Read columns from Parquet file into a pandas.DataFrame using Ray task.

Parameters
  • path (str or List[str]) – The path of the Parquet file.

  • columns (List[str]) – The list of column names to read.

  • num_splits (int) – The number of partitions to split the column into.

  • kwargs (dict) – Keyward arguments to pass into pyarrow.parquet.read function.

Returns

A list containing the splitted pandas.DataFrame-s and the Index as the last element.

Return type

list

Notes

pyarrow.parquet.read is used internally as the parse function.

classmethod read_pickle_distributed(filepath_or_buffer, **kwargs)

In experimental mode, we can use * in the filename.

Note: the number of partitions is equal to the number of input files.

classmethod read_sql(sql, con, index_col=None, coerce_float=True, params=None, parse_dates=None, columns=None, chunksize=None, partition_column=None, lower_bound=None, upper_bound=None, max_sessions=None)

Read SQL query or database table into a DataFrame.

Parameters
  • sql (str or SQLAlchemy Selectable (select or text object)) – SQL query to be executed or a table name.

  • con (SQLAlchemy connectable or str) – Connection to database (sqlite3 connections are not supported).

  • index_col (str or list of str, optional) – Column(s) to set as index(MultiIndex).

  • coerce_float (bool, default: True) – Attempts to convert values of non-string, non-numeric objects (like decimal.Decimal) to floating point, useful for SQL result sets.

  • params (list, tuple or dict, optional) – List of parameters to pass to execute method. The syntax used to pass parameters is database driver dependent. Check your database driver documentation for which of the five syntax styles, described in PEP 249’s paramstyle, is supported.

  • parse_dates (list or dict, optional) –

    The behavior is as follows:

    • List of column names to parse as dates.

    • Dict of {column_name: format string} where format string is strftime compatible in case of parsing string times, or is one of (D, s, ns, ms, us) in case of parsing integer timestamps.

    • Dict of {column_name: arg dict}, where the arg dict corresponds to the keyword arguments of pandas.to_datetime. Especially useful with databases without native Datetime support, such as SQLite.
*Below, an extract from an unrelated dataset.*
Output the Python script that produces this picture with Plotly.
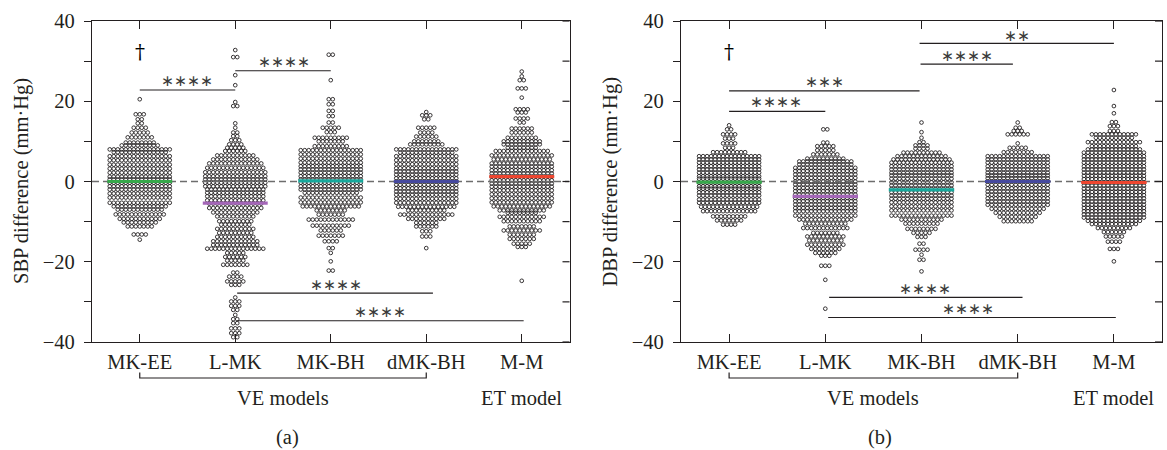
import plotly.graph_objects as go

CATEGORIES = ["MK-EE", "L-MK", "MK-BH", "dMK-BH", "M-M"]
MEAN_COLORS = ["#37a84b", "#a466b8", "#17a89c", "#46499f", "#ee4630"]

# ---------------- Panel (a): SBP difference, rows of the swarm (value, count) ----------------
A_MKEE_Y = [20.5, 16.75, 15.5, 14.5, 13.4, 12.2, 11, 9.7, 9, 8, 7.3, 6.3, 5.3, 4.2, 3.2, 2.2, 1.2, 0.5,
            -0.3, -1.2, -2, -3, -4, -5.3, -6.2, -7, -8.2, -9.3, -10.2, -11.2, -13.2, -14.5]
A_MKEE_N = [1, 3, 2, 2, 4, 5, 7, 8, 10, 16, 14, 16, 16, 16, 16, 16, 16, 16,
            16, 16, 16, 16, 16, 16, 14, 12, 13, 11, 9, 7, 4, 1]

A_LMK_Y = [32.75, 31, 26.5, 24, 19.8, 18.8, 14.5, 13.4, 12.2, 11.3, 10.3, 9.25, 8.4, 7.6,
           6.5, 5.5, 4.5, 3.4, 2.3, 1.3, 0.5, -0.3, -1.2, -2, -2.8, -3.7, -4.7, -5.5, -6.6, -7.7,
           -8.7, -9.9, -10.75, -11.8, -12.8, -13.8, -14.9, -15.8, -16.75, -17.8, -18.8, -19.7, -20.75,
           -22.7, -23.7, -24.9, -25.75, -28.9, -29.9, -31, -32, -33.25, -34.3, -35.3, -36.6, -37.8, -38.8]
A_LMK_N = [1, 2, 1, 1, 1, 2, 1, 1, 2, 2, 3, 4, 5, 6,
           10, 12, 14, 15, 16, 16, 16, 16, 16, 15, 15, 15, 15, 14, 14, 12,
           10, 9, 8, 10, 9, 10, 12, 12, 15, 5, 6, 5, 7,
           2, 4, 5, 3, 1, 3, 3, 2, 1, 2, 2, 3, 3, 2]

A_MKBH_Y = [31.6, 25.25, 20.5, 19.25, 17.6, 16.3, 14.7, 13.4, 12.3, 10.9, 10.0, 8.8, 7.8, 6.75, 5.7, 4.7,
            3.8, 3.0, 2.2, 1.3, 0.5, -0.3, -1.2, -2.0, -2.8, -4.0, -5.2, -6.2, -7.2, -8.25, -9.5, -11.0,
            -12.2, -13.5, -14.9, -16.6, -17.8, -19.9, -22.2]
A_MKBH_N = [2, 1, 2, 2, 2, 2, 2, 5, 3, 9, 7, 9, 16, 16, 16, 16,
            16, 16, 16, 16, 16, 16, 16, 16, 14, 16, 16, 15, 8, 7, 12, 10,
            6, 7, 4, 2, 1, 1, 2]

A_DMKBH_Y = [17.3, 16.5, 15.5, 13.4, 12.2, 11.2, 10.0, 9.25, 8.0, 7.2, 6.3, 5.3, 4.3, 3.3, 2.5, 1.7,
             0.8, 0.0, -0.8, -1.7, -2.5, -3.3, -4.3, -5.3, -6.3, -7.2, -8.25, -9.3, -10.3, -11.2, -12.4,
             -13.7, -16.6]
A_DMKBH_N = [1, 3, 2, 5, 4, 6, 7, 9, 16, 14, 16, 16, 16, 16, 16, 16,
             16, 16, 16, 16, 16, 16, 16, 16, 15, 10, 14, 10, 6, 6, 3,
             3, 1]

A_MM_Y = [27.4, 26.2, 25.25, 23.2, 20.9, 18.0, 17.2, 15.7, 14.7, 13.2, 12.2, 10.9, 10.0, 9.25, 8.4, 7.6,
          6.5, 5.5, 4.5, 3.7, 2.8, 2.0, 1.2, 0.3, -0.5, -1.3, -2.2, -3.2, -4.2, -5.2, -6.2, -7.2,
          -7.8, -8.8, -9.9, -11.2, -12.2, -13.25, -14.3, -15.5, -16.3, -24.75]
A_MM_N = [1, 1, 2, 3, 1, 4, 3, 4, 2, 6, 6, 8, 10, 10, 8, 14,
          16, 15, 16, 16, 16, 16, 16, 16, 16, 16, 16, 16, 16, 16, 15, 12,
          8, 12, 10, 7, 10, 7, 7, 5, 3, 1]

A_MEANS = [0.0, -5.4, 0.15, 0.0, 1.2]

# ---------------- Panel (b): DBP difference ----------------
B_MKEE_Y = [14.0, 13.0, 11.75, 10.7, 9.5, 8.4, 7.3, 6.3, 5.5, 4.7, 3.8, 3.0, 2.2, 1.3, 0.7, -0.3, -1.2,
            -1.8, -2.7, -3.5, -4.5, -5.3, -6.3, -7.4, -8.7, -9.7, -10.75]
B_MKEE_N = [1, 2, 4, 3, 4, 3, 9, 16, 16, 16, 16, 16, 16, 16, 16, 16, 16,
            16, 16, 16, 16, 16, 15, 14, 9, 7, 4]

B_LMK_Y = [13.0, 9.7, 8.8, 7.8, 6.75, 5.7, 5.0, 4.25, 3.4, 2.6, 1.75, 0.9, 0.0, -0.75, -1.6, -2.4,
           -3.25, -4.1, -4.9, -5.75, -6.6, -7.4, -8.5, -9.5, -10.5, -11.6, -12.8, -13.7, -14.7, -15.75,
           -16.8, -17.8, -18.5, -21.0, -24.5, -31.7]
B_LMK_N = [2, 2, 5, 5, 7, 10, 14, 14, 16, 16, 16, 16, 16, 16, 16, 16,
           16, 16, 16, 16, 16, 16, 16, 14, 11, 12, 7, 10, 9, 10,
           8, 6, 3, 3, 1, 1]

B_MKBH_Y = [14.7, 12.3, 10.9, 9.8, 9.0, 8.2, 7.2, 6.3, 5.5, 4.7, 3.8, 3.0, 2.2, 1.5, 0.7, -0.2,
            -1.0, -1.8, -2.7, -3.5, -4.3, -5.2, -6.2, -7.2, -8.5, -9.5, -10.5, -11.8, -12.8, -13.8,
            -15.5, -17.0, -18.25, -19.5, -22.4]
B_MKBH_N = [1, 1, 1, 2, 4, 4, 10, 13, 15, 16, 16, 16, 16, 16, 16, 16,
            16, 16, 16, 16, 16, 16, 16, 16, 16, 11, 9, 8, 5, 3,
            2, 4, 1, 2, 1]

B_DMKBH_Y = [14.7, 13.4, 12.6, 11.75, 9.5, 8.4, 7.3, 6.3, 5.5, 4.7, 3.8, 3.0, 2.2, 1.5, 0.8, 0.0,
             -0.8, -1.7, -2.5, -3.3, -4.2, -5.0, -5.8, -6.8, -7.8, -8.8, -9.9]
B_DMKBH_N = [1, 2, 3, 6, 1, 5, 8, 16, 16, 16, 16, 16, 16, 16, 16, 16,
             16, 16, 16, 16, 16, 16, 16, 14, 12, 10, 8]

B_MM_Y = [22.8, 18.8, 17.0, 14.8, 13.8, 12.6, 11.75, 10.9, 9.8, 8.8, 8.0, 7.2, 6.3, 5.5, 4.7, 3.8,
          3.0, 2.2, 1.4, 0.6, -0.2, -1.0, -1.8, -2.6, -3.4, -4.2, -5.0, -5.8, -6.6, -7.4, -8.2, -9.0,
          -9.8, -10.6, -11.6, -12.6, -13.7, -15.0, -16.8, -19.9]
B_MM_N = [1, 1, 1, 2, 3, 3, 12, 10, 14, 12, 14, 16, 16, 16, 16, 16,
          16, 16, 16, 16, 16, 16, 16, 16, 16, 16, 16, 16, 16, 16, 16, 16,
          14, 12, 9, 6, 5, 4, 3, 1]

B_MEANS = [-0.15, -3.7, -2.1, 0.0, -0.25]

# ---------------- significance brackets ----------------
A_SIG_X0 = [0, 1, 1.02, 1.02]
A_SIG_X1 = [1, 2, 3.07, 4.02]
A_SIG_Y = [22.8, 27.6, -27.8, -34.7]
A_SIG_TEXT = ["****", "****", "****", "****"]
A_SIG_TX = [0.49, 1.51, 2.05, 2.52]
A_SIG_TY = [25.0, 29.7, -25.7, -32.4]

B_SIG_X0 = [0, 0, 1.99, 1.98, 1.04, 1.03]
B_SIG_X1 = [1, 1.98, 2.95, 4.0, 3.05, 4.02]
B_SIG_Y = [17.5, 22.6, 29.25, 34.4, -28.9, -33.9]
B_SIG_TEXT = ["****", "***", "****", "**", "****", "****"]
B_SIG_TX = [0.49, 0.99, 2.47, 2.99, 2.04, 2.48]
B_SIG_TY = [19.7, 24.9, 31.2, 36.3, -26.8, -31.8]

Y_TICKS = [-40, -30, -20, -10, 0, 10, 20, 30, 40]
Y_TICKTEXT = ["\u221240", "", "\u221220", "", "0", "", "20", "", "40"]

PANELS = [
    dict(rows=[(A_MKEE_Y, A_MKEE_N), (A_LMK_Y, A_LMK_N), (A_MKBH_Y, A_MKBH_N),
               (A_DMKBH_Y, A_DMKBH_N), (A_MM_Y, A_MM_N)],
         means=A_MEANS, sig=(A_SIG_X0, A_SIG_X1, A_SIG_Y, A_SIG_TEXT, A_SIG_TX, A_SIG_TY),
         title="SBP difference (mm\u00b7Hg)", tag="(a)"),
    dict(rows=[(B_MKEE_Y, B_MKEE_N), (B_LMK_Y, B_LMK_N), (B_MKBH_Y, B_MKBH_N),
               (B_DMKBH_Y, B_DMKBH_N), (B_MM_Y, B_MM_N)],
         means=B_MEANS, sig=(B_SIG_X0, B_SIG_X1, B_SIG_Y, B_SIG_TEXT, B_SIG_TX, B_SIG_TY),
         title="DBP difference (mm\u00b7Hg)", tag="(b)"),
]

# ---------------- layout geometry ----------------
W, H = 1167, 450
ML, MR, MT, MB = 92, 5, 21, 108
PLOT_W = W - ML - MR
LEFT_PX = (92, 569.5)
RIGHT_PX = (681, 1162)
DOMAINS = [[(LEFT_PX[0] - ML) / PLOT_W, (LEFT_PX[1] - ML) / PLOT_W],
           [(RIGHT_PX[0] - ML) / PLOT_W, (RIGHT_PX[1] - ML) / PLOT_W]]
PANEL_PX = [LEFT_PX[1] - LEFT_PX[0], RIGHT_PX[1] - RIGHT_PX[0]]
PLOT_H = H - MT - MB
TITLE_X_PX = [21.5, 610]
TAG_X = [1.55, 1.57]
POINT_PX = 4.0
MEAN_HALF = 0.34
FS = 20.5

FONT = "Liberation Serif, Times New Roman, serif"
INK = "#231f20"

fig = go.Figure()
shapes = []
annotations = []

for p, panel in enumerate(PANELS):
    xa = "x" if p == 0 else "x2"
    ya = "y" if p == 0 else "y2"
    dx = POINT_PX / (PANEL_PX[p] / 5.0)
    # swarm points
    for c, (ys, ns) in enumerate(panel["rows"]):
        px, py = [], []
        for yv, n in zip(ys, ns):
            for k in range(n):
                px.append(c + (k - (n - 1) / 2.0) * dx)
                py.append(yv)
        fig.add_trace(go.Scatter(x=px, y=py, mode="markers", xaxis=xa, yaxis=ya,
                                 marker=dict(symbol="circle-open", size=3.7, color=INK,
                                             line=dict(width=0.9, color=INK)),
                                 showlegend=False, hoverinfo="y"))
    # zero dashed line
    fig.add_trace(go.Scatter(x=[-0.5, 4.5], y=[0, 0], mode="lines", xaxis=xa, yaxis=ya,
                             line=dict(color="#6d6d6d", width=1.6, dash="7px,4px"),
                             showlegend=False, hoverinfo="skip"))
    # mean lines
    for c, m in enumerate(panel["means"]):
        fig.add_trace(go.Scatter(x=[c - MEAN_HALF, c + MEAN_HALF], y=[m, m], mode="lines",
                                 xaxis=xa, yaxis=ya, line=dict(color=MEAN_COLORS[c], width=3.2),
                                 showlegend=False, hoverinfo="skip"))
    # significance bars
    x0s, x1s, yls, txts, txs, tys = panel["sig"]
    for x0, x1, yl, t, tx, ty in zip(x0s, x1s, yls, txts, txs, tys):
        fig.add_trace(go.Scatter(x=[x0, x1], y=[yl, yl], mode="lines", xaxis=xa, yaxis=ya,
                                 line=dict(color=INK, width=1.2), showlegend=False,
                                 hoverinfo="skip"))
        annotations.append(dict(x=tx, y=ty, xref=xa, yref=ya, text="\u2217" * len(t),
                                showarrow=False, font=dict(family="DejaVu Sans", size=15.5, color="#3a3a3a")))
    # dagger
    annotations.append(dict(x=0, y=32.2, xref=xa, yref=ya, text="\u2020", showarrow=False,
                            font=dict(family="DejaVu Serif", size=20, color="#000000")))
    # right-side inward ticks
    tick_frac = 7.0 / PANEL_PX[p]
    for tv in Y_TICKS:
        shapes.append(dict(type="line", xref=xa + " domain", yref=ya, x0=1, x1=1 - tick_frac,
                           y0=tv, y1=tv, line=dict(color=INK, width=1.2)))
    # bracket under axis for VE models
    yb = -(378 - (H - MB)) / PLOT_H
    yt = -(372.5 - (H - MB)) / PLOT_H
    shapes.append(dict(type="path", xref=xa, yref="paper",
                       path=f"M 0 {yt} L 0 {yb} L 3 {yb} L 3 {yt}",
                       line=dict(color=INK, width=1.2)))
    annotations.append(dict(x=1.5, y=-(398 - (H - MB)) / PLOT_H, xref=xa, yref="paper",
                            text="VE models", showarrow=False, yanchor="middle",
                            font=dict(family=FONT, size=FS, color=INK)))
    annotations.append(dict(x=4, y=-(398 - (H - MB)) / PLOT_H, xref=xa, yref="paper",
                            text="ET model", showarrow=False, yanchor="middle",
                            font=dict(family=FONT, size=FS, color=INK)))
    annotations.append(dict(x=TAG_X[p], y=-(437 - (H - MB)) / PLOT_H, xref=xa, yref="paper",
                            text=panel["tag"], showarrow=False, yanchor="middle",
                            font=dict(family=FONT, size=FS, color=INK)))
    annotations.append(dict(x=(TITLE_X_PX[p] - ML) / PLOT_W, y=0.5, xref="paper", yref="paper",
                            text=panel["title"], textangle=-90, showarrow=False,
                            xanchor="center", yanchor="middle",
                            font=dict(family=FONT, size=FS, color=INK)))

axis_common_x = dict(range=[-0.5, 4.5], tickvals=list(range(5)), ticktext=CATEGORIES,
                     ticks="inside", ticklen=8, tickwidth=1.2, tickcolor=INK,
                     showline=True, linecolor=INK, linewidth=1.3, mirror="ticks",
                     showgrid=False, zeroline=False, ticklabelstandoff=1,
                     tickfont=dict(family=FONT, size=FS, color=INK))
axis_common_y = dict(range=[-40, 40], tickvals=Y_TICKS, ticktext=Y_TICKTEXT,
                     ticks="outside", ticklen=7, tickwidth=1.2, tickcolor=INK,
                     showline=True, linecolor=INK, linewidth=1.3, mirror=True,
                     showgrid=False, zeroline=False, ticklabelstandoff=5,
                     tickfont=dict(family=FONT, size=FS, color=INK))

fig.update_layout(
    width=W, height=H,
    margin=dict(l=ML, r=MR, t=MT, b=MB),
    paper_bgcolor="white", plot_bgcolor="white",
    xaxis=dict(domain=DOMAINS[0], anchor="y", **axis_common_x),
    xaxis2=dict(domain=DOMAINS[1], anchor="y2", **axis_common_x),
    yaxis=dict(anchor="x", **axis_common_y),
    yaxis2=dict(anchor="x2", **axis_common_y),
    shapes=shapes,
    annotations=annotations,
    showlegend=False,
)

fig.write_html("out.html", config={"displayModeBar": False},
               post_script="document.body.style.margin='0px';document.body.style.overflow='hidden';")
  • columns (list, optional) – List of column names to select from SQL table (only used when reading a table).

  • chunksize (int, optional) – If specified, return an iterator where chunksize is the number of rows to include in each chunk.

  • partition_column (str, optional) – Column name used for data partitioning between the workers (MUST be an INTEGER column).

  • lower_bound (int, optional) – The minimum value to be requested from the partition_column.

  • upper_bound (int, optional) – The maximum value to be requested from the partition_column.

  • max_sessions (int, optional) – The maximum number of simultaneous connections allowed to use.

Returns

A new query compiler with imported data for further processing.

Return type

BaseQueryCompiler

classmethod to_pickle_distributed(qc, **kwargs)

When * in the filename all partitions are written to their own separate file.

The filenames is determined as follows: - if * in the filename then it will be replaced by the increasing sequence 0, 1, 2, … - if * is not the filename, then will be used default implementation.

Examples #1: 4 partitions and input filename=”partition*.pkl.gz”, then filenames will be: partition0.pkl.gz, partition1.pkl.gz, partition2.pkl.gz, partition3.pkl.gz.

Parameters
  • qc (BaseQueryCompiler) – The query compiler of the Modin dataframe that we want to run to_pickle_distributed on.

  • **kwargs (dict) – Parameters for pandas.to_pickle(**kwargs).